Start of Data for this task
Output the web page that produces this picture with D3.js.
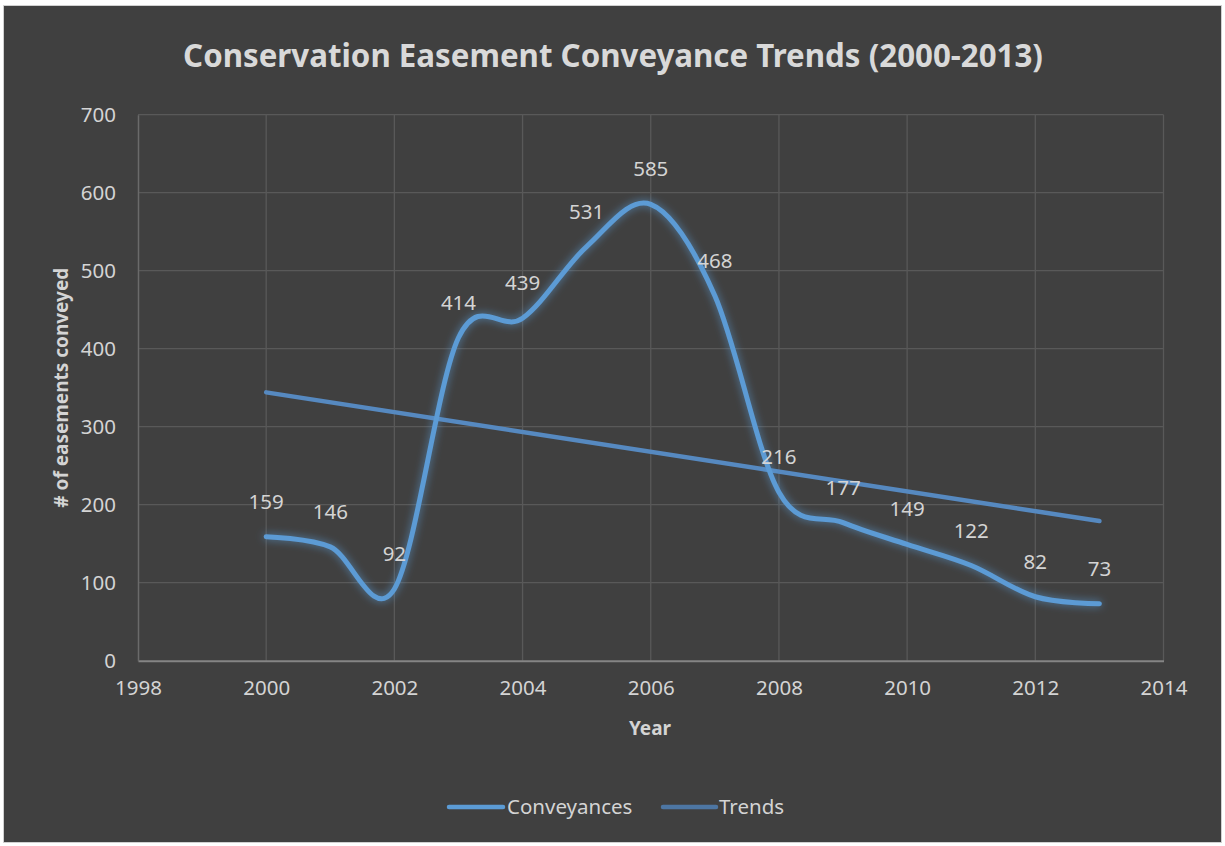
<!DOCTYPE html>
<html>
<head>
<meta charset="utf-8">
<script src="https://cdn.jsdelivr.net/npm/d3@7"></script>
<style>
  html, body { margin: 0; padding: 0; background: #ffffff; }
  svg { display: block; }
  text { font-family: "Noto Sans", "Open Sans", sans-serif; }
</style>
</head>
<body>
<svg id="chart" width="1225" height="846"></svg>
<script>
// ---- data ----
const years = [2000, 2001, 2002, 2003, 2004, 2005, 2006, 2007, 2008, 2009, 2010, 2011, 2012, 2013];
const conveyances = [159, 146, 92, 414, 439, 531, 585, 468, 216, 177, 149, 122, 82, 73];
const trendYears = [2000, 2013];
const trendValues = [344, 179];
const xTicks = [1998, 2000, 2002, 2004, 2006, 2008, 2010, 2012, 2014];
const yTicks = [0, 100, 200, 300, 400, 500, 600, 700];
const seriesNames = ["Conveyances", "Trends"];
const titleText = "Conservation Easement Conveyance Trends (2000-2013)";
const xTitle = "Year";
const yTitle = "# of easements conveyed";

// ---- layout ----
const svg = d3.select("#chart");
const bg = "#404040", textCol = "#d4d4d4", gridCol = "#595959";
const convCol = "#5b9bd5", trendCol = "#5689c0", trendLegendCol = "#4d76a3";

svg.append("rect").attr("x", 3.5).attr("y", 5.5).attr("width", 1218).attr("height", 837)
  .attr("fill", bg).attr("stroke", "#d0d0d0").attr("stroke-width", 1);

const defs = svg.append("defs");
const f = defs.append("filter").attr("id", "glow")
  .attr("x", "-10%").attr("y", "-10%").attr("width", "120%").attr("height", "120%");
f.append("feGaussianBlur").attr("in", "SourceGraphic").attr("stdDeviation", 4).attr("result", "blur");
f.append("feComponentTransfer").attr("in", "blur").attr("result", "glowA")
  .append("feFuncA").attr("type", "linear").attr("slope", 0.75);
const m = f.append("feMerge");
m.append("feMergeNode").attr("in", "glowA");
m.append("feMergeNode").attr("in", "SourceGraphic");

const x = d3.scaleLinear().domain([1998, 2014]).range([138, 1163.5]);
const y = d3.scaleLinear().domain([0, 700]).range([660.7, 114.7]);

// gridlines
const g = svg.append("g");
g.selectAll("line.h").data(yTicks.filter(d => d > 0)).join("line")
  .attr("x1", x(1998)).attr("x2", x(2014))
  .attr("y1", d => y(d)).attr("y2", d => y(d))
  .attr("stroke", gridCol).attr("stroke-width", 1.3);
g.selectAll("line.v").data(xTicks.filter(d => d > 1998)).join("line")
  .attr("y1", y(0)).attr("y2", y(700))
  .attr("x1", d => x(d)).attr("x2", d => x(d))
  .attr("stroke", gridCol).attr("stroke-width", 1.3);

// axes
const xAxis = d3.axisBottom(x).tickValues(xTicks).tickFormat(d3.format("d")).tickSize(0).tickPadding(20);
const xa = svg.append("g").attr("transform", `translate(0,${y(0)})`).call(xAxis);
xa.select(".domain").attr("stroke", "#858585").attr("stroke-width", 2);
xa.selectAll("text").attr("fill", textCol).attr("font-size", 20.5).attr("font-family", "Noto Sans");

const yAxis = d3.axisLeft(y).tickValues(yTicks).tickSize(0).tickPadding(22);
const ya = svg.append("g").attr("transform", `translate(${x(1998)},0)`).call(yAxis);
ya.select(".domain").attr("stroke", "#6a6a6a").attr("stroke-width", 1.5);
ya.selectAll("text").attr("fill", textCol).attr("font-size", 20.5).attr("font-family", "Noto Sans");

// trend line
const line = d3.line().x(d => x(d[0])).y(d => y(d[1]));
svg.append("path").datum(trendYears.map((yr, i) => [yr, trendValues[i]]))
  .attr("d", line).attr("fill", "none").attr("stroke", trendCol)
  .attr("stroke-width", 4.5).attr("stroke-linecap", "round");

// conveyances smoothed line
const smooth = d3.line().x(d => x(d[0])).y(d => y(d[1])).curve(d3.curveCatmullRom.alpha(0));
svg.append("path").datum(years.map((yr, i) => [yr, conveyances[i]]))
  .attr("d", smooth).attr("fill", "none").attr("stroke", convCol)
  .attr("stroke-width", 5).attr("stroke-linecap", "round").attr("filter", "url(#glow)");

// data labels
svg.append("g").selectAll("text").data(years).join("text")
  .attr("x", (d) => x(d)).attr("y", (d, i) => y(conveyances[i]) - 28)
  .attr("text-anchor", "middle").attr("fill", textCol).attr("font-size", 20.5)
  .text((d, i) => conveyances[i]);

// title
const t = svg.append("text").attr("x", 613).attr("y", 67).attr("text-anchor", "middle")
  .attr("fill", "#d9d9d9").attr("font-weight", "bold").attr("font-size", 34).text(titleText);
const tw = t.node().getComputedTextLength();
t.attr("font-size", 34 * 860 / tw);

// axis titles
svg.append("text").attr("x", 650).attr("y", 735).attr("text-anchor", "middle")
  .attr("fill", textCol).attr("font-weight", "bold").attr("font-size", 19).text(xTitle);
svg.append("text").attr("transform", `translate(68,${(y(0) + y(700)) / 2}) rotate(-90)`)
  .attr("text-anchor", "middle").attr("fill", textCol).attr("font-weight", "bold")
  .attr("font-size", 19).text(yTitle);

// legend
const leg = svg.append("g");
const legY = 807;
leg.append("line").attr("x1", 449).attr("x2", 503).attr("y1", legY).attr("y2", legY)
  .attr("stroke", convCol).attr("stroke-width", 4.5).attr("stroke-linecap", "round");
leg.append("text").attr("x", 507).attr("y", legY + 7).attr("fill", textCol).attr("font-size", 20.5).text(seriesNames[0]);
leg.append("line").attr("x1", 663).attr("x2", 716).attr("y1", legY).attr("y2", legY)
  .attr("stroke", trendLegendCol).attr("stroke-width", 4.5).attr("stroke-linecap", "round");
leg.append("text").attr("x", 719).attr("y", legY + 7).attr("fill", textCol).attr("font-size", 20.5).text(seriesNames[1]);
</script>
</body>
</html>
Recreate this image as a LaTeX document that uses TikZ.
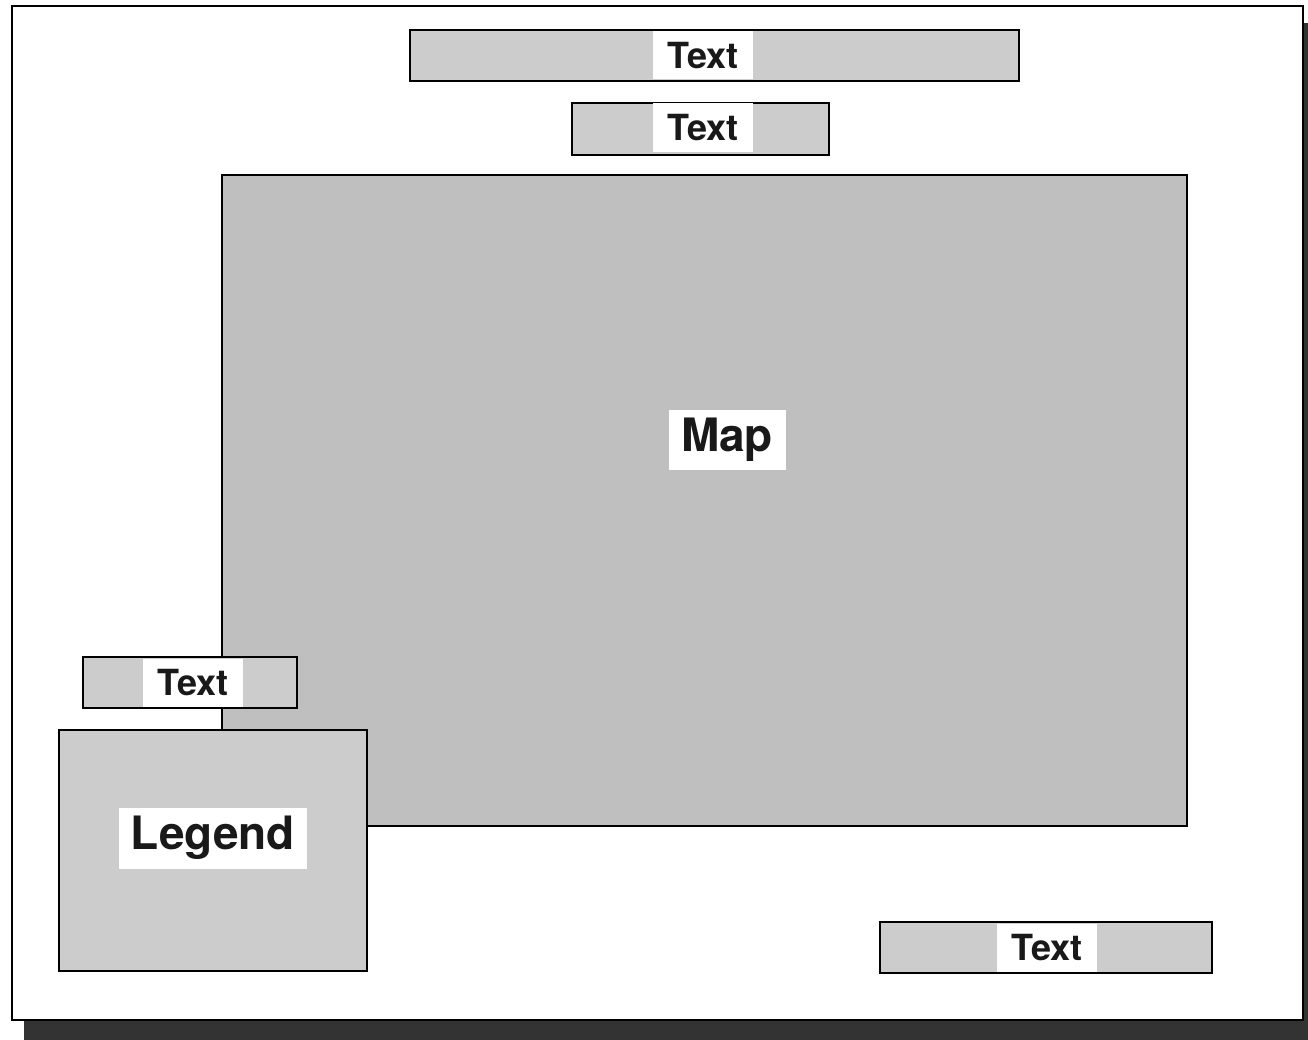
End of Data for this task
• What needs to be done: Every entry must be written out exactly, with all pictures left out.

• Response to the exercise:
Output the web page that produces this picture with D3.js.
<!DOCTYPE html>
<html>
<head>
<meta charset="utf-8">
<script src="https://cdn.jsdelivr.net/npm/d3@7"></script>
<style>
  html, body { margin: 0; padding: 0; background: #ffffff; }
  svg { display: block; }
  text { font-family: "Noto Sans", "Open Sans", sans-serif; }
</style>
</head>
<body>
<svg id="chart" width="1225" height="846"></svg>
<script>
// ---- data ----
const years = [2000, 2001, 2002, 2003, 2004, 2005, 2006, 2007, 2008, 2009, 2010, 2011, 2012, 2013];
const conveyances = [159, 146, 92, 414, 439, 531, 585, 468, 216, 177, 149, 122, 82, 73];
const trendYears = [2000, 2013];
const trendValues = [344, 179];
const xTicks = [1998, 2000, 2002, 2004, 2006, 2008, 2010, 2012, 2014];
const yTicks = [0, 100, 200, 300, 400, 500, 600, 700];
const seriesNames = ["Conveyances", "Trends"];
const titleText = "Conservation Easement Conveyance Trends (2000-2013)";
const xTitle = "Year";
const yTitle = "# of easements conveyed";

// ---- layout ----
const svg = d3.select("#chart");
const bg = "#404040", textCol = "#d4d4d4", gridCol = "#595959";
const convCol = "#5b9bd5", trendCol = "#5689c0", trendLegendCol = "#4d76a3";

svg.append("rect").attr("x", 3.5).attr("y", 5.5).attr("width", 1218).attr("height", 837)
  .attr("fill", bg).attr("stroke", "#d0d0d0").attr("stroke-width", 1);

const defs = svg.append("defs");
const f = defs.append("filter").attr("id", "glow")
  .attr("x", "-10%").attr("y", "-10%").attr("width", "120%").attr("height", "120%");
f.append("feGaussianBlur").attr("in", "SourceGraphic").attr("stdDeviation", 4).attr("result", "blur");
f.append("feComponentTransfer").attr("in", "blur").attr("result", "glowA")
  .append("feFuncA").attr("type", "linear").attr("slope", 0.75);
const m = f.append("feMerge");
m.append("feMergeNode").attr("in", "glowA");
m.append("feMergeNode").attr("in", "SourceGraphic");

const x = d3.scaleLinear().domain([1998, 2014]).range([138, 1163.5]);
const y = d3.scaleLinear().domain([0, 700]).range([660.7, 114.7]);

// gridlines
const g = svg.append("g");
g.selectAll("line.h").data(yTicks.filter(d => d > 0)).join("line")
  .attr("x1", x(1998)).attr("x2", x(2014))
  .attr("y1", d => y(d)).attr("y2", d => y(d))
  .attr("stroke", gridCol).attr("stroke-width", 1.3);
g.selectAll("line.v").data(xTicks.filter(d => d > 1998)).join("line")
  .attr("y1", y(0)).attr("y2", y(700))
  .attr("x1", d => x(d)).attr("x2", d => x(d))
  .attr("stroke", gridCol).attr("stroke-width", 1.3);

// axes
const xAxis = d3.axisBottom(x).tickValues(xTicks).tickFormat(d3.format("d")).tickSize(0).tickPadding(20);
const xa = svg.append("g").attr("transform", `translate(0,${y(0)})`).call(xAxis);
xa.select(".domain").attr("stroke", "#858585").attr("stroke-width", 2);
xa.selectAll("text").attr("fill", textCol).attr("font-size", 20.5).attr("font-family", "Noto Sans");

const yAxis = d3.axisLeft(y).tickValues(yTicks).tickSize(0).tickPadding(22);
const ya = svg.append("g").attr("transform", `translate(${x(1998)},0)`).call(yAxis);
ya.select(".domain").attr("stroke", "#6a6a6a").attr("stroke-width", 1.5);
ya.selectAll("text").attr("fill", textCol).attr("font-size", 20.5).attr("font-family", "Noto Sans");

// trend line
const line = d3.line().x(d => x(d[0])).y(d => y(d[1]));
svg.append("path").datum(trendYears.map((yr, i) => [yr, trendValues[i]]))
  .attr("d", line).attr("fill", "none").attr("stroke", trendCol)
  .attr("stroke-width", 4.5).attr("stroke-linecap", "round");

// conveyances smoothed line
const smooth = d3.line().x(d => x(d[0])).y(d => y(d[1])).curve(d3.curveCatmullRom.alpha(0));
svg.append("path").datum(years.map((yr, i) => [yr, conveyances[i]]))
  .attr("d", smooth).attr("fill", "none").attr("stroke", convCol)
  .attr("stroke-width", 5).attr("stroke-linecap", "round").attr("filter", "url(#glow)");

// data labels
svg.append("g").selectAll("text").data(years).join("text")
  .attr("x", (d) => x(d)).attr("y", (d, i) => y(conveyances[i]) - 28)
  .attr("text-anchor", "middle").attr("fill", textCol).attr("font-size", 20.5)
  .text((d, i) => conveyances[i]);

// title
const t = svg.append("text").attr("x", 613).attr("y", 67).attr("text-anchor", "middle")
  .attr("fill", "#d9d9d9").attr("font-weight", "bold").attr("font-size", 34).text(titleText);
const tw = t.node().getComputedTextLength();
t.attr("font-size", 34 * 860 / tw);

// axis titles
svg.append("text").attr("x", 650).attr("y", 735).attr("text-anchor", "middle")
  .attr("fill", textCol).attr("font-weight", "bold").attr("font-size", 19).text(xTitle);
svg.append("text").attr("transform", `translate(68,${(y(0) + y(700)) / 2}) rotate(-90)`)
  .attr("text-anchor", "middle").attr("fill", textCol).attr("font-weight", "bold")
  .attr("font-size", 19).text(yTitle);

// legend
const leg = svg.append("g");
const legY = 807;
leg.append("line").attr("x1", 449).attr("x2", 503).attr("y1", legY).attr("y2", legY)
  .attr("stroke", convCol).attr("stroke-width", 4.5).attr("stroke-linecap", "round");
leg.append("text").attr("x", 507).attr("y", legY + 7).attr("fill", textCol).attr("font-size", 20.5).text(seriesNames[0]);
leg.append("line").attr("x1", 663).attr("x2", 716).attr("y1", legY).attr("y2", legY)
  .attr("stroke", trendLegendCol).attr("stroke-width", 4.5).attr("stroke-linecap", "round");
leg.append("text").attr("x", 719).attr("y", legY + 7).attr("fill", textCol).attr("font-size", 20.5).text(seriesNames[1]);
</script>
</body>
</html>
Recreate this image as a LaTeX document that uses TikZ.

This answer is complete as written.